Your task: Copy exactly the lines from the start of the material through the line with "import numpy as np". Pictures stay out of the copy.

------------

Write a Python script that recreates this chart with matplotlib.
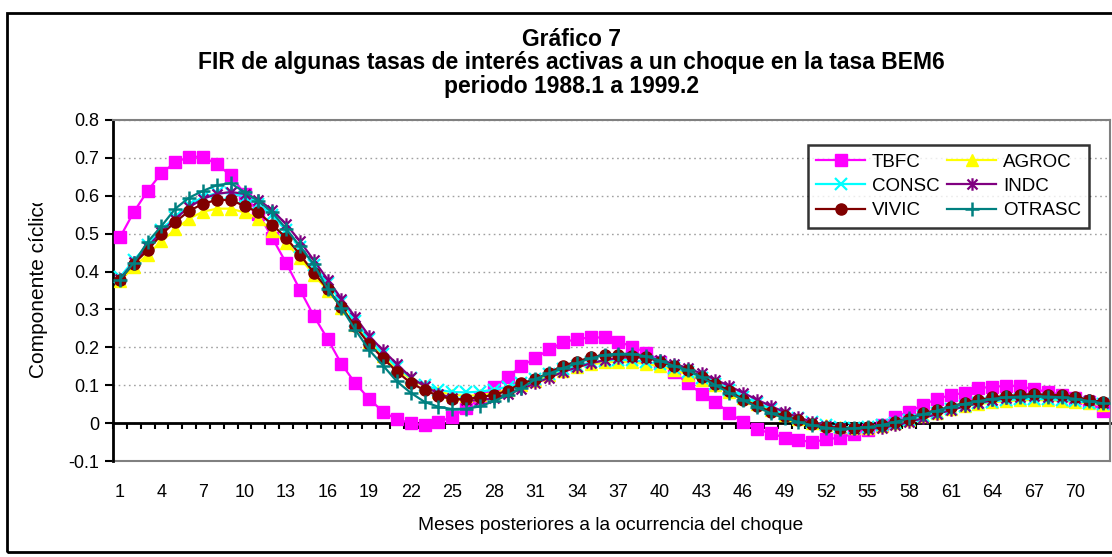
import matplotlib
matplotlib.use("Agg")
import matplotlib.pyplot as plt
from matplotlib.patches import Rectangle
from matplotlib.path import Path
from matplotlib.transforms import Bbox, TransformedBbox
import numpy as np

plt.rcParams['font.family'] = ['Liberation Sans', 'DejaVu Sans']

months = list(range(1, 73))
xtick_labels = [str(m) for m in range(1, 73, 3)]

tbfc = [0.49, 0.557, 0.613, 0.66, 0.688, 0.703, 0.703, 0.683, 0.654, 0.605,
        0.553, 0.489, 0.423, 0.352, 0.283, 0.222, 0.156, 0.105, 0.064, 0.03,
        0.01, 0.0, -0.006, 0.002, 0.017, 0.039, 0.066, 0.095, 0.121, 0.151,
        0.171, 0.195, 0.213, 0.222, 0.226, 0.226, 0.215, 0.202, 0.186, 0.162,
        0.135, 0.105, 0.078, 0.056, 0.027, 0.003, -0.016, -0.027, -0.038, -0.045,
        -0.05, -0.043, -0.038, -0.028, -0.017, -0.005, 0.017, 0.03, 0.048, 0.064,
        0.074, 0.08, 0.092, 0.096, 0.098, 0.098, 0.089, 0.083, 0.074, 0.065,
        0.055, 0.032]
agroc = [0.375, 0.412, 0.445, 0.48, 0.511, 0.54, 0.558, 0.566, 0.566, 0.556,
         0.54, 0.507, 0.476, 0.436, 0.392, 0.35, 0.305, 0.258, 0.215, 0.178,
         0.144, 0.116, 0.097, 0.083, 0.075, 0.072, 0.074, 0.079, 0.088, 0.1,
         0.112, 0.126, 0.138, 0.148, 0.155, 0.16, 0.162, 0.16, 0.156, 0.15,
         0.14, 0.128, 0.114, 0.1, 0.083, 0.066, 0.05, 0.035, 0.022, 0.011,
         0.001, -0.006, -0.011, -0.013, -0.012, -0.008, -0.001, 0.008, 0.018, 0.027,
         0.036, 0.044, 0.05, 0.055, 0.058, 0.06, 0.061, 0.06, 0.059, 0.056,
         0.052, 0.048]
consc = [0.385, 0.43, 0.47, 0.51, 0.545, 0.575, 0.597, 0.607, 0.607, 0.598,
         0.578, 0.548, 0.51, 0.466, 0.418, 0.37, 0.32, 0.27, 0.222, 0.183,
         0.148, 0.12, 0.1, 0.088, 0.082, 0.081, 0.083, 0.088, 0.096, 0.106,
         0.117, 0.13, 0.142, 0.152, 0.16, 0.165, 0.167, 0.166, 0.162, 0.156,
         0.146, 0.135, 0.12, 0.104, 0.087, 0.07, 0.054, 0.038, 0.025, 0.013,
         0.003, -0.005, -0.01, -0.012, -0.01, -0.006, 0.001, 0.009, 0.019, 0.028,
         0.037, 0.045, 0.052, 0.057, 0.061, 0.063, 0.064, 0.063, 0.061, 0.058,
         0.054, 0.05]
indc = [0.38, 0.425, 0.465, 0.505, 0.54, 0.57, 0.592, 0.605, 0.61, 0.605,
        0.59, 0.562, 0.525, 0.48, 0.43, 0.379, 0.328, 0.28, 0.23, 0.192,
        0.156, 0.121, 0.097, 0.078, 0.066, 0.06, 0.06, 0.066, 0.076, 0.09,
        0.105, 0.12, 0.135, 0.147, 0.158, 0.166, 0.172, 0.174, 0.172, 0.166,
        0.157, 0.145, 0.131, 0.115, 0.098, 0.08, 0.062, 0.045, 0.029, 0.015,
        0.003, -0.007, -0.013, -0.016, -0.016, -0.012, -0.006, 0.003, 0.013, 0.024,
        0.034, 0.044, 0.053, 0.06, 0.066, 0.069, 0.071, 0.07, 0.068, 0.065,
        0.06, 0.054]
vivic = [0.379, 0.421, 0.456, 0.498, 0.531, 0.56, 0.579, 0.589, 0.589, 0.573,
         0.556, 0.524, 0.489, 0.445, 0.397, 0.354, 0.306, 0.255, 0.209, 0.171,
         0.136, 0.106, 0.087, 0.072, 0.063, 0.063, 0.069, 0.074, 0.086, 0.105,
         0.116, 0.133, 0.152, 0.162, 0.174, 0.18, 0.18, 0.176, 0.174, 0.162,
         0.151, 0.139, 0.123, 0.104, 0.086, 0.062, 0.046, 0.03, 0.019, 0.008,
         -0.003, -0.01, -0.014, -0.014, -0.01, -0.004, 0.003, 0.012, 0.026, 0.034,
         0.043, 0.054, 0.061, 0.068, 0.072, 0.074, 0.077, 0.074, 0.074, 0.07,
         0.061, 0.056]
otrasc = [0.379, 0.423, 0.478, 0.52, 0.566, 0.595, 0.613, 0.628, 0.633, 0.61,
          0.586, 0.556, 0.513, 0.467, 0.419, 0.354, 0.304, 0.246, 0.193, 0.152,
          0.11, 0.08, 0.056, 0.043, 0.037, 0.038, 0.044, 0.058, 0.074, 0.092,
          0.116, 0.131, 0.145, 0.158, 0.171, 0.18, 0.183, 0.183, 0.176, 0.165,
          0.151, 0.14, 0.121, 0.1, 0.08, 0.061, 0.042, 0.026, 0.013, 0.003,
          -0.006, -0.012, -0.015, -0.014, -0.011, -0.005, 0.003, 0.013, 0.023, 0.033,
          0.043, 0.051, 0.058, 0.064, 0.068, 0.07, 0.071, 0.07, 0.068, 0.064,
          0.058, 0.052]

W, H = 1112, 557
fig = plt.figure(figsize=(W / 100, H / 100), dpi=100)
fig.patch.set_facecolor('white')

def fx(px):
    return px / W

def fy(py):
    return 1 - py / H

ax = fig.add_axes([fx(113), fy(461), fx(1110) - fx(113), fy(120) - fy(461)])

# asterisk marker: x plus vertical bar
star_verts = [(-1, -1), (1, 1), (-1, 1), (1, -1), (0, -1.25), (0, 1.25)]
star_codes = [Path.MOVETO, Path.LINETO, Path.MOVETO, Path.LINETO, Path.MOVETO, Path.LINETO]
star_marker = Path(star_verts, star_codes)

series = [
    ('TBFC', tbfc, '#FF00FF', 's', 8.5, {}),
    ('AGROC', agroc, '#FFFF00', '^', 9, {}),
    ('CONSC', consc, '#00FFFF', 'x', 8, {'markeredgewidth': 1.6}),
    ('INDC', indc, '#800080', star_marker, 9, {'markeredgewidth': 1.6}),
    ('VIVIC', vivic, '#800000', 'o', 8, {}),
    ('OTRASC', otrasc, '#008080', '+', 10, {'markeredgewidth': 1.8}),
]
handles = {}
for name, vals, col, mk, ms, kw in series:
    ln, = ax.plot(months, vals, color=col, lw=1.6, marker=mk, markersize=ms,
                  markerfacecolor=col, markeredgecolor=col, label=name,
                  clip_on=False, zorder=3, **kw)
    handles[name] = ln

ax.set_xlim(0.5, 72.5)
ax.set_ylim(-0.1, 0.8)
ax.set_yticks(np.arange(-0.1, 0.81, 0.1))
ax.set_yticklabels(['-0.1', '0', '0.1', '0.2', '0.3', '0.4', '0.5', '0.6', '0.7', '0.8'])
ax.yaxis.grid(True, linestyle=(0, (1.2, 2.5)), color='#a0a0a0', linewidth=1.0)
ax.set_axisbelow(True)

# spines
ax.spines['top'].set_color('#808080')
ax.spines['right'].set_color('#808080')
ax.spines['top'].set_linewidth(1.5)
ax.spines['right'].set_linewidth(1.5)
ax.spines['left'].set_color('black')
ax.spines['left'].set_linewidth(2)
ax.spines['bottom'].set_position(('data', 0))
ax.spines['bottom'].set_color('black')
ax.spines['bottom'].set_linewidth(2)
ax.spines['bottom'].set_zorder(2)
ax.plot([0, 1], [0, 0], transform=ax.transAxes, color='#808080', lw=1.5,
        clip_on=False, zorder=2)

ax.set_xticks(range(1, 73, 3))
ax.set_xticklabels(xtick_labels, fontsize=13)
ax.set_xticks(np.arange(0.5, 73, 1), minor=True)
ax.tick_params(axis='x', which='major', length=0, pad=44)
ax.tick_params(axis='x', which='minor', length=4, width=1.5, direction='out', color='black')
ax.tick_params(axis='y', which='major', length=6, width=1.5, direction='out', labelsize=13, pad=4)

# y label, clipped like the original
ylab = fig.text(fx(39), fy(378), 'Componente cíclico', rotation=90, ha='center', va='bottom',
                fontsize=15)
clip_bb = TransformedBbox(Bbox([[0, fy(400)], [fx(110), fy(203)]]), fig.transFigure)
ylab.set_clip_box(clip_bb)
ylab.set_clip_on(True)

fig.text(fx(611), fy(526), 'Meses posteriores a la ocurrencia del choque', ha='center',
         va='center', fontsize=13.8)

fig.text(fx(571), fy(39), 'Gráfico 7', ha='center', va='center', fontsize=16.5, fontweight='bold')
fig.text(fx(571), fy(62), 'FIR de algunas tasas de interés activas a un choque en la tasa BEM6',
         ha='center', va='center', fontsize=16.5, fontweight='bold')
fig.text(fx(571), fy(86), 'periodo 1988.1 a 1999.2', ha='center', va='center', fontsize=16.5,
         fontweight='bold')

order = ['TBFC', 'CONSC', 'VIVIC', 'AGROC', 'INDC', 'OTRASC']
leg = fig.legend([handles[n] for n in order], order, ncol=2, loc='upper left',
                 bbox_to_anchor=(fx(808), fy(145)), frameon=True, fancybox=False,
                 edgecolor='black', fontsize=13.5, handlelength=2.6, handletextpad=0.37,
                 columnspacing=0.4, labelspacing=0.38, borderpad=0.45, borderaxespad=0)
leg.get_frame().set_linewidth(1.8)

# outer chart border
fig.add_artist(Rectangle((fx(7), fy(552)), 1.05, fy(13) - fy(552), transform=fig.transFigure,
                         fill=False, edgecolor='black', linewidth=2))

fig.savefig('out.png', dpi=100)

------------

Expected answer:
Write a Python script that recreates this chart with matplotlib.
import matplotlib
matplotlib.use("Agg")
import matplotlib.pyplot as plt
from matplotlib.patches import Rectangle
from matplotlib.path import Path
from matplotlib.transforms import Bbox, TransformedBbox
import numpy as np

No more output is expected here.